Acquisitions may also be motivated by a wine firm’s desire to reduce risk through diversification. By making acquisitions, large wine firms have developed diversified portfolios of wine brands at different price points, which they sell in a variety of countries through their global distribution channels. They also source grapes and produce wine in a number of different locations throughout the world. This reduces the financial risk of consumers “trading up” or “trading down,” and variations in wine sales across countries. In addition, the firm is better able to manage production risks associated with weather.

Growth through merger and acquisition does not guarantee that a wine firm will be successful. As a wine firm continues to grow bigger, it may eventually experience diseconomies of scale associated with the difficulties of managing a large global operation that result in inefficiencies and higher cost. This may place a limit on the efficient size of wine firms and may have been a factor contributing to Constellation’s recent decision to downsize. Large conglomerates that enter the wine market often find that they do not realize the expected synergies between wine and other products that increase shareholder value.
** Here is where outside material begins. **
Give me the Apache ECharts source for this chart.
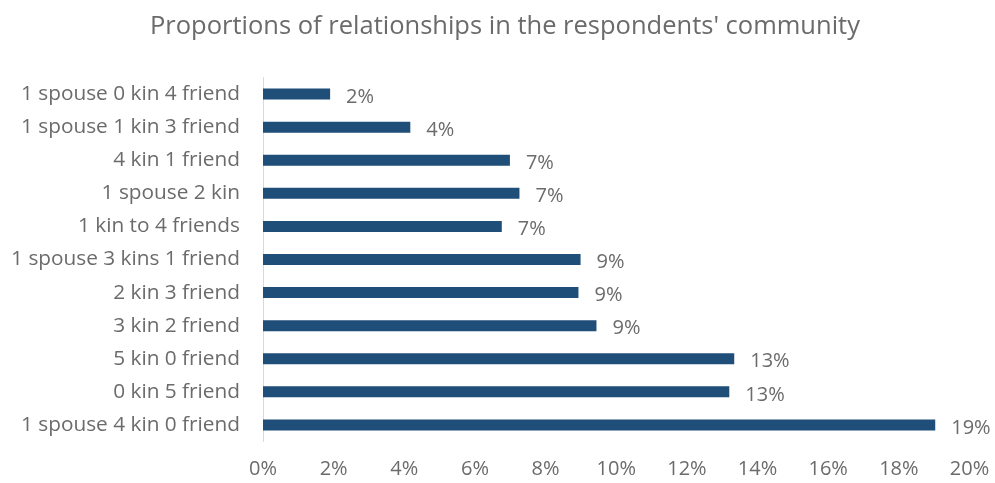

In providing the rationale for the Treasury Wine Estates demerger, Foster’s concluded that wine and beer are different businesses that operate in industries with different dynamics, which could be produced and marketed more efficiently by separate firms, resulting in substantial cost savings. Modern wine history offers plenty of examples of conglomerates that have entered and exited the wine market. These include Nestlé, Coca-Cola, Pillsbury, R.J. Reynolds, John Hancock Insurance, Schlitz Brewing Company, and Newcastle Breweries, as well as others. George Taber maintains that the wine industry is “a graveyard for large corporations with little experience in wine.”42 If this is true, then domination of the global wine industry by relatively few large conglomerates like the beer and spirits industries, predicted by many, may never materialize.